++++ Data provided

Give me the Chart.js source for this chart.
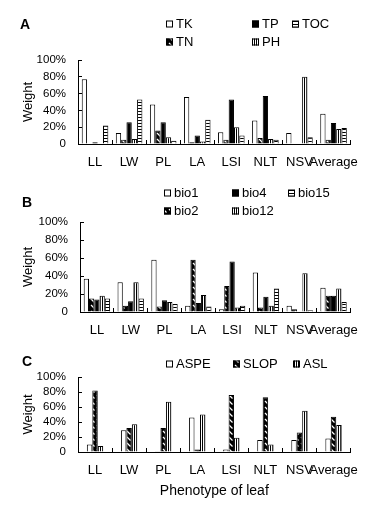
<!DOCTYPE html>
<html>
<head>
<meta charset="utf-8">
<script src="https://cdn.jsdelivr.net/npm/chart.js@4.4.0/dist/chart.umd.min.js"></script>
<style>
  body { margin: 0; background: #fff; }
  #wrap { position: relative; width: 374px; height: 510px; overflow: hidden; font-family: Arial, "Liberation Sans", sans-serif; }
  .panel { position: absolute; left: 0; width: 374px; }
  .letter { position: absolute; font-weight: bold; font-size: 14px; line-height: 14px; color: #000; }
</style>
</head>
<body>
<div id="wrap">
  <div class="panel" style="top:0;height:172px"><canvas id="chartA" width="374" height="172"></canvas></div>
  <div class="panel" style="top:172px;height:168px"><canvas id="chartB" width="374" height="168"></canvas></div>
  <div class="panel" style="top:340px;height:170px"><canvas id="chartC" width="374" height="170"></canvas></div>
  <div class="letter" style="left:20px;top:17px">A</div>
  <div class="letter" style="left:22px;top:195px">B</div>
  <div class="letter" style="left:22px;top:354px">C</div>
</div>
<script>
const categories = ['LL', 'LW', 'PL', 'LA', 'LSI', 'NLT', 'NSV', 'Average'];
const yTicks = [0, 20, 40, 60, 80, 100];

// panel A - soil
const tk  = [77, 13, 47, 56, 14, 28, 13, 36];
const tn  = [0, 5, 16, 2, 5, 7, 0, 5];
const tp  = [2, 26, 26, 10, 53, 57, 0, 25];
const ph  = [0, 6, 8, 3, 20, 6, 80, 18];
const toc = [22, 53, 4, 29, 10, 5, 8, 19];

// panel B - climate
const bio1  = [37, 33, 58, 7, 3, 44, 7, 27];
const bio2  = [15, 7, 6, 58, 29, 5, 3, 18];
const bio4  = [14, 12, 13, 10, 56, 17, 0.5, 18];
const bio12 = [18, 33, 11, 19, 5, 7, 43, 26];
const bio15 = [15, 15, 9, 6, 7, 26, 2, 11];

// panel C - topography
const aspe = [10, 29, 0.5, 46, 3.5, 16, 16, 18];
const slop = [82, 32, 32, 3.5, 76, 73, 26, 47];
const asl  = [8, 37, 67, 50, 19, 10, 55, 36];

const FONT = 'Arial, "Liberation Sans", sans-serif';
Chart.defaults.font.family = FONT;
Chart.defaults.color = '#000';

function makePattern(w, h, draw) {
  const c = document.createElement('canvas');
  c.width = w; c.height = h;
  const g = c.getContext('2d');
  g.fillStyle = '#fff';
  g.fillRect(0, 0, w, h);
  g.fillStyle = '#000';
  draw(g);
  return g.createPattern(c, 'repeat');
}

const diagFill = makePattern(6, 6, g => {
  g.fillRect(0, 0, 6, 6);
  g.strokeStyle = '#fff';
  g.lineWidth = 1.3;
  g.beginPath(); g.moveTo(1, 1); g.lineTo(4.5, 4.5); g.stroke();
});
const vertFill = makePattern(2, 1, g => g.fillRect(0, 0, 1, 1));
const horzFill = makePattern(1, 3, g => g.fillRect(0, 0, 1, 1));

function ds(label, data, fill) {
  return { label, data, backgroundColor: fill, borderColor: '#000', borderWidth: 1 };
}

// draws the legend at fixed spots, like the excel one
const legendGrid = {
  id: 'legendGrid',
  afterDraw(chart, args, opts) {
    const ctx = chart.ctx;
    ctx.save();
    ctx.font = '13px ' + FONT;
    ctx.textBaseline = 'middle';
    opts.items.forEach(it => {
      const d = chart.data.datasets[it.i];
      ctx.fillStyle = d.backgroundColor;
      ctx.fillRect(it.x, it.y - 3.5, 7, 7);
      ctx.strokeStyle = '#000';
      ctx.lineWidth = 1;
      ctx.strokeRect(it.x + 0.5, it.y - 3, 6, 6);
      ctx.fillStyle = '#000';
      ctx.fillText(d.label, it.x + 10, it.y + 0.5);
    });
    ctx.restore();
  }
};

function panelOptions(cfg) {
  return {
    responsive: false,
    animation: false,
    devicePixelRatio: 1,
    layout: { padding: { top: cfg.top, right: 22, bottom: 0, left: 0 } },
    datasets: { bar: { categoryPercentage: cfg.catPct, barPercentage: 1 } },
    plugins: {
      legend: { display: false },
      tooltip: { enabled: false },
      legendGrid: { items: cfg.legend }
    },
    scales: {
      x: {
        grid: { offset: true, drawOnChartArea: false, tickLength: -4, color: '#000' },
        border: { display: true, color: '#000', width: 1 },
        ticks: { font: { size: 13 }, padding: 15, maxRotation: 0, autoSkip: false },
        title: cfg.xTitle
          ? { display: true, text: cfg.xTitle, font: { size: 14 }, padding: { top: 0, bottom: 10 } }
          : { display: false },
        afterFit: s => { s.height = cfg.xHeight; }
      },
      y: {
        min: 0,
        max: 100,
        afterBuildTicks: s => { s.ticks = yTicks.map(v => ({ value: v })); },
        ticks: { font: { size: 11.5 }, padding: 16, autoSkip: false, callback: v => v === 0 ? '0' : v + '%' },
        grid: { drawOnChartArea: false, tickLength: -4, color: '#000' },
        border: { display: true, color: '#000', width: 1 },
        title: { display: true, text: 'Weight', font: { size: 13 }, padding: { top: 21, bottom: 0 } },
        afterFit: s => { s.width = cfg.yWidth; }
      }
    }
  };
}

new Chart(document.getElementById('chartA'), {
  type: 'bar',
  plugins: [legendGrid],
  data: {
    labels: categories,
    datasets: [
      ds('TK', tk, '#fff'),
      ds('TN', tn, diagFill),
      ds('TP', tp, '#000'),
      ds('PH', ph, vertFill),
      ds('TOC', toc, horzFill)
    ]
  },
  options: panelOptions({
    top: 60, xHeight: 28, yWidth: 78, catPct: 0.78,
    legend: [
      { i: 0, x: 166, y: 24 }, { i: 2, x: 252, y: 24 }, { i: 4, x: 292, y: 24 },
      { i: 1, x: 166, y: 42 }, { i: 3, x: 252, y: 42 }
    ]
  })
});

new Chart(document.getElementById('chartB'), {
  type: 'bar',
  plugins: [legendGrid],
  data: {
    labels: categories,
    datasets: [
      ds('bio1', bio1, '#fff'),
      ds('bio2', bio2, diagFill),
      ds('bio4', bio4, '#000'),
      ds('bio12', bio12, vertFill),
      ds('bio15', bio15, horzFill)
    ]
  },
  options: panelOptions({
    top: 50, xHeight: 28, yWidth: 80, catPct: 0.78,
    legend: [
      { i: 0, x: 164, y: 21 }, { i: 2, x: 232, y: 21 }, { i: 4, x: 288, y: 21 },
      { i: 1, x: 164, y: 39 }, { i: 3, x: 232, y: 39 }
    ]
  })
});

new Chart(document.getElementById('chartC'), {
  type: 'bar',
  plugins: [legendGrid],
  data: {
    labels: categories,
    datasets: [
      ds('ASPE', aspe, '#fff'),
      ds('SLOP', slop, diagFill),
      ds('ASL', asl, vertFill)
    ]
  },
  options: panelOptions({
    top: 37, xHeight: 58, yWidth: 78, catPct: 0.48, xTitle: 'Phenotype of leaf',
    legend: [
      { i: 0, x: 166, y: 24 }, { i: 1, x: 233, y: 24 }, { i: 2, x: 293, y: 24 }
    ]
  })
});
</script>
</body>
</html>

++++++++

The listing above must be printed again exactly, minus its pictures.

> **The output**:
Give me the Chart.js source for this chart.
<!DOCTYPE html>
<html>
<head>
<meta charset="utf-8">
<script src="https://cdn.jsdelivr.net/npm/chart.js@4.4.0/dist/chart.umd.min.js"></script>
<style>
  body { margin: 0; background: #fff; }
  #wrap { position: relative; width: 374px; height: 510px; overflow: hidden; font-family: Arial, "Liberation Sans", sans-serif; }
  .panel { position: absolute; left: 0; width: 374px; }
  .letter { position: absolute; font-weight: bold; font-size: 14px; line-height: 14px; color: #000; }
</style>
</head>
<body>
<div id="wrap">
  <div class="panel" style="top:0;height:172px"><canvas id="chartA" width="374" height="172"></canvas></div>
  <div class="panel" style="top:172px;height:168px"><canvas id="chartB" width="374" height="168"></canvas></div>
  <div class="panel" style="top:340px;height:170px"><canvas id="chartC" width="374" height="170"></canvas></div>
  <div class="letter" style="left:20px;top:17px">A</div>
  <div class="letter" style="left:22px;top:195px">B</div>
  <div class="letter" style="left:22px;top:354px">C</div>
</div>
<script>
const categories = ['LL', 'LW', 'PL', 'LA', 'LSI', 'NLT', 'NSV', 'Average'];
const yTicks = [0, 20, 40, 60, 80, 100];

// panel A - soil
const tk  = [77, 13, 47, 56, 14, 28, 13, 36];
const tn  = [0, 5, 16, 2, 5, 7, 0, 5];
const tp  = [2, 26, 26, 10, 53, 57, 0, 25];
const ph  = [0, 6, 8, 3, 20, 6, 80, 18];
const toc = [22, 53, 4, 29, 10, 5, 8, 19];

// panel B - climate
const bio1  = [37, 33, 58, 7, 3, 44, 7, 27];
const bio2  = [15, 7, 6, 58, 29, 5, 3, 18];
const bio4  = [14, 12, 13, 10, 56, 17, 0.5, 18];
const bio12 = [18, 33, 11, 19, 5, 7, 43, 26];
const bio15 = [15, 15, 9, 6, 7, 26, 2, 11];

// panel C - topography
const aspe = [10, 29, 0.5, 46, 3.5, 16, 16, 18];
const slop = [82, 32, 32, 3.5, 76, 73, 26, 47];
const asl  = [8, 37, 67, 50, 19, 10, 55, 36];

const FONT = 'Arial, "Liberation Sans", sans-serif';
Chart.defaults.font.family = FONT;
Chart.defaults.color = '#000';

function makePattern(w, h, draw) {
  const c = document.createElement('canvas');
  c.width = w; c.height = h;
  const g = c.getContext('2d');
  g.fillStyle = '#fff';
  g.fillRect(0, 0, w, h);
  g.fillStyle = '#000';
  draw(g);
  return g.createPattern(c, 'repeat');
}

const diagFill = makePattern(6, 6, g => {
  g.fillRect(0, 0, 6, 6);
  g.strokeStyle = '#fff';
  g.lineWidth = 1.3;
  g.beginPath(); g.moveTo(1, 1); g.lineTo(4.5, 4.5); g.stroke();
});
const vertFill = makePattern(2, 1, g => g.fillRect(0, 0, 1, 1));
const horzFill = makePattern(1, 3, g => g.fillRect(0, 0, 1, 1));

function ds(label, data, fill) {
  return { label, data, backgroundColor: fill, borderColor: '#000', borderWidth: 1 };
}

// draws the legend at fixed spots, like the excel one
const legendGrid = {
  id: 'legendGrid',
  afterDraw(chart, args, opts) {
    const ctx = chart.ctx;
    ctx.save();
    ctx.font = '13px ' + FONT;
    ctx.textBaseline = 'middle';
    opts.items.forEach(it => {
      const d = chart.data.datasets[it.i];
      ctx.fillStyle = d.backgroundColor;
      ctx.fillRect(it.x, it.y - 3.5, 7, 7);
      ctx.strokeStyle = '#000';
      ctx.lineWidth = 1;
      ctx.strokeRect(it.x + 0.5, it.y - 3, 6, 6);
      ctx.fillStyle = '#000';
      ctx.fillText(d.label, it.x + 10, it.y + 0.5);
    });
    ctx.restore();
  }
};

function panelOptions(cfg) {
  return {
    responsive: false,
    animation: false,
    devicePixelRatio: 1,
    layout: { padding: { top: cfg.top, right: 22, bottom: 0, left: 0 } },
    datasets: { bar: { categoryPercentage: cfg.catPct, barPercentage: 1 } },
    plugins: {
      legend: { display: false },
      tooltip: { enabled: false },
      legendGrid: { items: cfg.legend }
    },
    scales: {
      x: {
        grid: { offset: true, drawOnChartArea: false, tickLength: -4, color: '#000' },
        border: { display: true, color: '#000', width: 1 },
        ticks: { font: { size: 13 }, padding: 15, maxRotation: 0, autoSkip: false },
        title: cfg.xTitle
          ? { display: true, text: cfg.xTitle, font: { size: 14 }, padding: { top: 0, bottom: 10 } }
          : { display: false },
        afterFit: s => { s.height = cfg.xHeight; }
      },
      y: {
        min: 0,
        max: 100,
        afterBuildTicks: s => { s.ticks = yTicks.map(v => ({ value: v })); },
        ticks: { font: { size: 11.5 }, padding: 16, autoSkip: false, callback: v => v === 0 ? '0' : v + '%' },
        grid: { drawOnChartArea: false, tickLength: -4, color: '#000' },
        border: { display: true, color: '#000', width: 1 },
        title: { display: true, text: 'Weight', font: { size: 13 }, padding: { top: 21, bottom: 0 } },
        afterFit: s => { s.width = cfg.yWidth; }
      }
    }
  };
}

new Chart(document.getElementById('chartA'), {
  type: 'bar',
  plugins: [legendGrid],
  data: {
    labels: categories,
    datasets: [
      ds('TK', tk, '#fff'),
      ds('TN', tn, diagFill),
      ds('TP', tp, '#000'),
      ds('PH', ph, vertFill),
      ds('TOC', toc, horzFill)
    ]
  },
  options: panelOptions({
    top: 60, xHeight: 28, yWidth: 78, catPct: 0.78,
    legend: [
      { i: 0, x: 166, y: 24 }, { i: 2, x: 252, y: 24 }, { i: 4, x: 292, y: 24 },
      { i: 1, x: 166, y: 42 }, { i: 3, x: 252, y: 42 }
    ]
  })
});

new Chart(document.getElementById('chartB'), {
  type: 'bar',
  plugins: [legendGrid],
  data: {
    labels: categories,
    datasets: [
      ds('bio1', bio1, '#fff'),
      ds('bio2', bio2, diagFill),
      ds('bio4', bio4, '#000'),
      ds('bio12', bio12, vertFill),
      ds('bio15', bio15, horzFill)
    ]
  },
  options: panelOptions({
    top: 50, xHeight: 28, yWidth: 80, catPct: 0.78,
    legend: [
      { i: 0, x: 164, y: 21 }, { i: 2, x: 232, y: 21 }, { i: 4, x: 288, y: 21 },
      { i: 1, x: 164, y: 39 }, { i: 3, x: 232, y: 39 }
    ]
  })
});

new Chart(document.getElementById('chartC'), {
  type: 'bar',
  plugins: [legendGrid],
  data: {
    labels: categories,
    datasets: [
      ds('ASPE', aspe, '#fff'),
      ds('SLOP', slop, diagFill),
      ds('ASL', asl, vertFill)
    ]
  },
  options: panelOptions({
    top: 37, xHeight: 58, yWidth: 78, catPct: 0.48, xTitle: 'Phenotype of leaf',
    legend: [
      { i: 0, x: 166, y: 24 }, { i: 1, x: 233, y: 24 }, { i: 2, x: 293, y: 24 }
    ]
  })
});
</script>
</body>
</html>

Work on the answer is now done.